Andrea Bolognani abologna at redhat.com
Wed Oct 16 08:16:54 UTC 2019


On Tue, 2019-10-15 at 18:21 +0100, Daniel P. Berrangé wrote:
> On Tue, Oct 15, 2019 at 04:10:55PM +0200, Andrea Bolognani wrote:
> > On Tue, 2019-10-15 at 14:21 +0200, Ján Tomko wrote:
> > > -#define ARRAY_CARDINALITY(Array) (sizeof(Array) / sizeof(*(Array)))
> > > +#define G_N_ELEMENTS(Array) (sizeof(Array) / sizeof(*(Array)))
> > 
> > In this case, and in this case only, I think we should leave the name
> > alone.
> > 
> > When we use GLib and simply provide our own implementation when using
> > a version that's too old, the GLib name is obviously accurate, but in
> > this specific case I think it's misleading and we should stick with
> > the current one.
> 
> We do have the option to have our example programs use GLib instead
> of plain C. If people are using libvirt from plain C, I'm inclined
> to suggest they'd be wise to use GLib for the same reasons that it
> is beneficial for libvirt to use GLib.
> 
> If they're not using GLib, they likely have enough C knowledge to
> figure out what they must do from our examples anyway.

Introducing a dependency on GLib for the example sounds acceptable
to me, and certainly better than defining G_* macros ourselves.
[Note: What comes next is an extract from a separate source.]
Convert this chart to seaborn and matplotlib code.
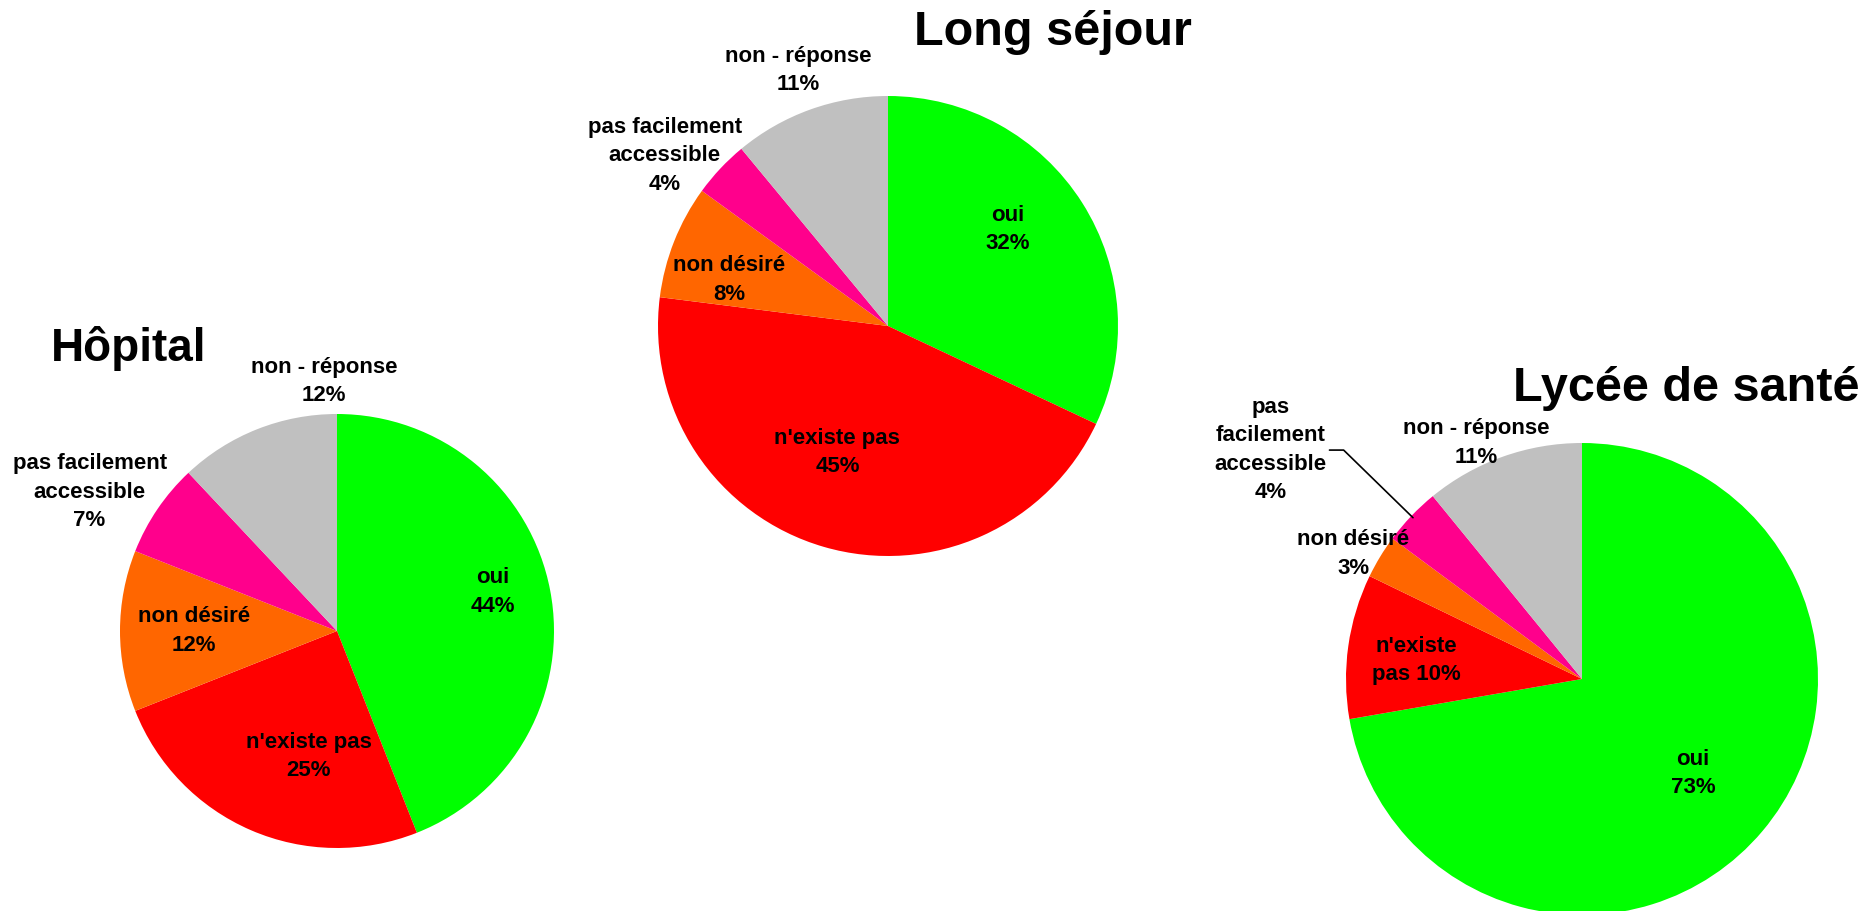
import matplotlib
matplotlib.use("Agg")
import matplotlib.pyplot as plt
import seaborn as sns
import numpy as np

sns.set_theme(style="white")
plt.rcParams["font.family"] = ["Liberation Sans", "DejaVu Sans"]

# Answer categories (same order for every group, drawn clockwise from 12 o'clock)
categories = ["oui", "n'existe pas", "non désiré", "pas facilement accessible", "non - réponse"]
colors = ["#00FF00", "#FF0000", "#FF6600", "#FF008C", "#C0C0C0"]

# Percentages per group
hopital = [44, 25, 12, 7, 12]
long_sejour = [32, 45, 8, 4, 11]
lycee = [73, 10, 3, 4, 11]

# Label text per group (line breaks as printed)
hopital_labels = ["oui", "n'existe pas", "non désiré", "pas facilement\naccessible", "non - réponse"]
long_sejour_labels = ["oui", "n'existe pas", "non désiré", "pas facilement\naccessible", "non - réponse"]
lycee_labels = ["oui", "n'existe\npas", "non désiré", "pas\nfacilement\naccessible", "non - réponse"]

W, H = 1861, 911
fig = plt.figure(figsize=(W / 100, H / 100), dpi=100)
fig.patch.set_facecolor("white")

# Layout: pie centre (px from top-left), radius (px), label positions in radius units
groups = [
    dict(title="Hôpital", values=hopital, labels=hopital_labels,
         center=(337, 631), radius=217, title_xy=(51, 361), title_size=33,
         label_pos=[(0.72, 0.18), (-0.13, -0.58), (-0.66, 0.0), (-1.14, 0.64), (-0.06, 1.15)],
         same_line=[False] * 5),
    dict(title="Long séjour", values=long_sejour, labels=long_sejour_labels,
         center=(888, 326), radius=230, title_xy=(914, 45), title_size=35,
         label_pos=[(0.52, 0.42), (-0.22, -0.55), (-0.69, 0.20), (-0.97, 0.74), (-0.39, 1.11)],
         same_line=[False] * 5),
    dict(title="Lycée de santé", values=lycee, labels=lycee_labels,
         center=(1582, 679), radius=236, title_xy=(1513, 401), title_size=35,
         label_pos=[(0.47, -0.40), (-0.70, 0.08), (-0.97, 0.53), (-1.32, 0.97), (-0.45, 1.00)],
         same_line=[False, True, False, False, False]),
]

label_font = dict(fontsize=16, fontweight="bold", color="black", ha="center", va="center",
                  linespacing=1.45)

for g in groups:
    cx, cy = g["center"]
    r = g["radius"]
    ax = fig.add_axes([(cx - r) / W, (H - cy - r) / H, 2 * r / W, 2 * r / H])
    ax.pie(g["values"], colors=colors, startangle=90, counterclock=False,
           radius=1.0, normalize=True, wedgeprops=dict(linewidth=0))
    ax.set_xlim(-1, 1)
    ax.set_ylim(-1, 1)
    ax.set_aspect("equal")
    ax.axis("off")
    for val, lab, (lx, ly), same in zip(g["values"], g["labels"], g["label_pos"], g["same_line"]):
        txt = f"{lab} {val}%" if same else f"{lab}\n{val}%"
        ax.text(lx, ly, txt, clip_on=False, **label_font)
    tx, ty = g["title_xy"]
    fig.text(tx / W, 1 - ty / H, g["title"], fontsize=g["title_size"], fontweight="bold",
             ha="left", va="baseline", color="black")

# Leader line for the small "pas facilement accessible" slice of the last pie
vals = np.array(lycee, dtype=float)
cum = np.cumsum(vals) / vals.sum()
mid = (cum[2] + cum[3]) / 2 * 2 * np.pi
end = (np.sin(mid) * 0.99, np.cos(mid) * 0.99)
ax3 = fig.axes[2]
ax3.plot([-1.07, -1.01, end[0]], [0.97, 0.97, end[1]], color="black", lw=1.2,
         clip_on=False)

fig.savefig("out.png", dpi=100, facecolor="white")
One thing we could do, and which would be useful in general as well
as being fairly common from what I've seen in other projects, is to
have a comment at the start of the example file along the lines of

  /* event-test - listen to libvirt events
   *
   * Compile with:
   *
   *   gcc -o event-test event-test.c \
   *     $(pkg-config --cflags --libs libvirt glib-2.0)
   */

At that point even people who are not that familiar with C, libvirt
or GLib will be able to build and run the example.